◆ Given instruction
Exactly the lines from the start of the data below through the line that contains "plt.rcParams['font.family'] = ['Lato', 'DejaVu" are to be copied, with pictures left out.
>> Begin
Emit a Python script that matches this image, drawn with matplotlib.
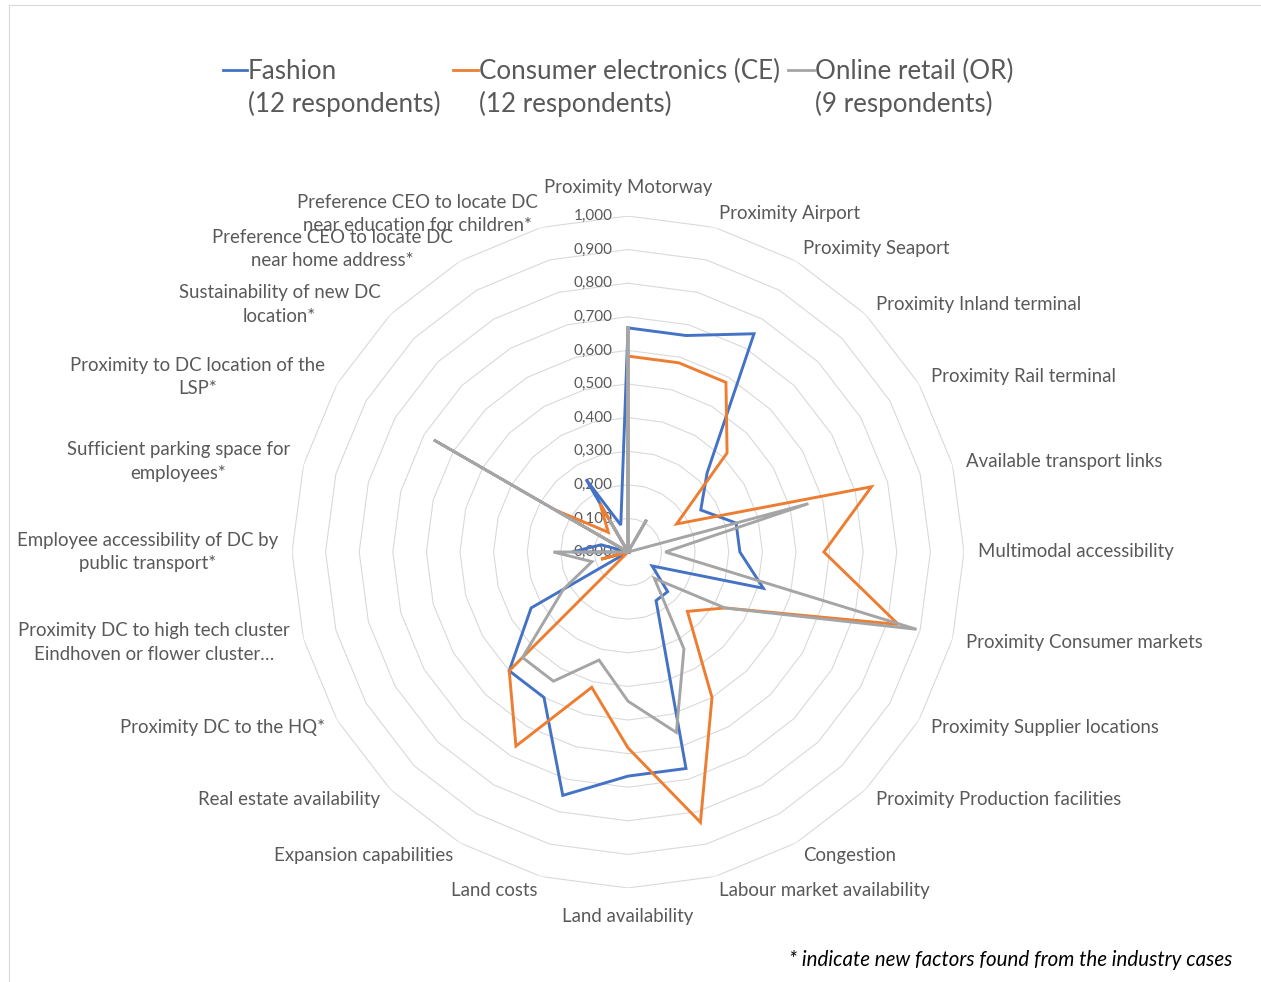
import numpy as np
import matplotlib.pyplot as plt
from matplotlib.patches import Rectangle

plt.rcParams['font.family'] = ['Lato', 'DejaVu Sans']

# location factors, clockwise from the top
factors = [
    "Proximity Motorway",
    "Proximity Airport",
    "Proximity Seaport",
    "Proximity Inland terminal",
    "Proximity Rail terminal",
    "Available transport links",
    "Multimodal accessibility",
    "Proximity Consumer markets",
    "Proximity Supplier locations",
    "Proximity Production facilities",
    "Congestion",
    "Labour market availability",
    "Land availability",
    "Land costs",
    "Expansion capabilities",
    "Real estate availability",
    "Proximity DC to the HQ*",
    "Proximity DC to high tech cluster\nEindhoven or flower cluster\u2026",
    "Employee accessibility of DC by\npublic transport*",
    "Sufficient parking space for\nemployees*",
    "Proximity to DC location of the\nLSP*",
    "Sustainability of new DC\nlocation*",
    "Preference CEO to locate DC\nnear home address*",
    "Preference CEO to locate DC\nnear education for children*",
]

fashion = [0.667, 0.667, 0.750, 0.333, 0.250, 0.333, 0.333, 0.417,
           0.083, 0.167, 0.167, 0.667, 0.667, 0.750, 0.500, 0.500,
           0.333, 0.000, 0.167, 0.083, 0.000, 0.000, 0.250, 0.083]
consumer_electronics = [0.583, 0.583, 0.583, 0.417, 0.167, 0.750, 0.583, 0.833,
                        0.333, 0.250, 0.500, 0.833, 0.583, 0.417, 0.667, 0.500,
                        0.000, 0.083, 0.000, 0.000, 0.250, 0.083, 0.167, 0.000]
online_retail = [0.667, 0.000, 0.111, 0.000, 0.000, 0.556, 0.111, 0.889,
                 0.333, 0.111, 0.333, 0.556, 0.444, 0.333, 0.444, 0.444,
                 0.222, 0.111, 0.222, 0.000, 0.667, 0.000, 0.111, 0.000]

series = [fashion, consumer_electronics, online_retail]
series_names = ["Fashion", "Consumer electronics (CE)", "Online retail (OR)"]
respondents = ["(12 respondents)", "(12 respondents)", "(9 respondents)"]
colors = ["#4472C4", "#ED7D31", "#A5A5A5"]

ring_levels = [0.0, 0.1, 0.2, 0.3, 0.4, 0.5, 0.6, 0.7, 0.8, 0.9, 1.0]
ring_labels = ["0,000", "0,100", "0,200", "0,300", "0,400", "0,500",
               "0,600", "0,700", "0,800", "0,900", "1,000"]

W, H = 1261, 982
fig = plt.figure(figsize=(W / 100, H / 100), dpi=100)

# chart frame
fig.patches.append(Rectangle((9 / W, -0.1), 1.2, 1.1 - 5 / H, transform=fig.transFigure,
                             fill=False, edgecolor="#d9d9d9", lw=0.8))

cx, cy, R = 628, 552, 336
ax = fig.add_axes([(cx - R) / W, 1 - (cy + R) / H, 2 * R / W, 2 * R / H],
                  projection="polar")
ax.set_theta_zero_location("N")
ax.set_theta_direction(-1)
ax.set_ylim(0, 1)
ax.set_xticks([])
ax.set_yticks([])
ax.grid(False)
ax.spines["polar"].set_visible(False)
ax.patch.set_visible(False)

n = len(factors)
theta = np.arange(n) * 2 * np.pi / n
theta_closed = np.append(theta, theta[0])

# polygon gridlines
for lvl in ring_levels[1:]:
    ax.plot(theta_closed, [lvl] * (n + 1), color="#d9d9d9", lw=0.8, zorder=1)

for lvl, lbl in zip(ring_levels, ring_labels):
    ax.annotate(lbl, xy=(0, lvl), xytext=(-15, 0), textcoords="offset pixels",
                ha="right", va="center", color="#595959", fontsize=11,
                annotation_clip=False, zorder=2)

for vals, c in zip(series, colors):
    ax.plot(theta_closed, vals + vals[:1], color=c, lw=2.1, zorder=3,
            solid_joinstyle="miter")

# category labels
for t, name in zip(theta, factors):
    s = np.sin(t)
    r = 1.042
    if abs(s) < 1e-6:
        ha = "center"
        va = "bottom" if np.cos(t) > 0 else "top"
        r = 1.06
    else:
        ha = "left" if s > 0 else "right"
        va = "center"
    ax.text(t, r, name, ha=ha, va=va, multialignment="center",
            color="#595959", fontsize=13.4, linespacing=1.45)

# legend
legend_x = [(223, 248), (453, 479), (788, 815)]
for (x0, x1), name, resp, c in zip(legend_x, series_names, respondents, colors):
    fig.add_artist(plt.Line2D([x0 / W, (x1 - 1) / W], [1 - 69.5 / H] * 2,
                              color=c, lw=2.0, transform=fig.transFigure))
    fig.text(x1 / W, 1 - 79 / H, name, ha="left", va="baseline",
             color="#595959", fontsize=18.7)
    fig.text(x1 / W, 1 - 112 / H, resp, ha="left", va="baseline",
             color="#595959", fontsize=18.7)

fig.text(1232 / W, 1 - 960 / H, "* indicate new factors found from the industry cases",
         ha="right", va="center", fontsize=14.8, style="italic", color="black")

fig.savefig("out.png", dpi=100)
>> End
◆ Answer to this task
Emit a Python script that matches this image, drawn with matplotlib.
import numpy as np
import matplotlib.pyplot as plt
from matplotlib.patches import Rectangle

plt.rcParams['font.family'] = ['Lato', 'DejaVu Sans']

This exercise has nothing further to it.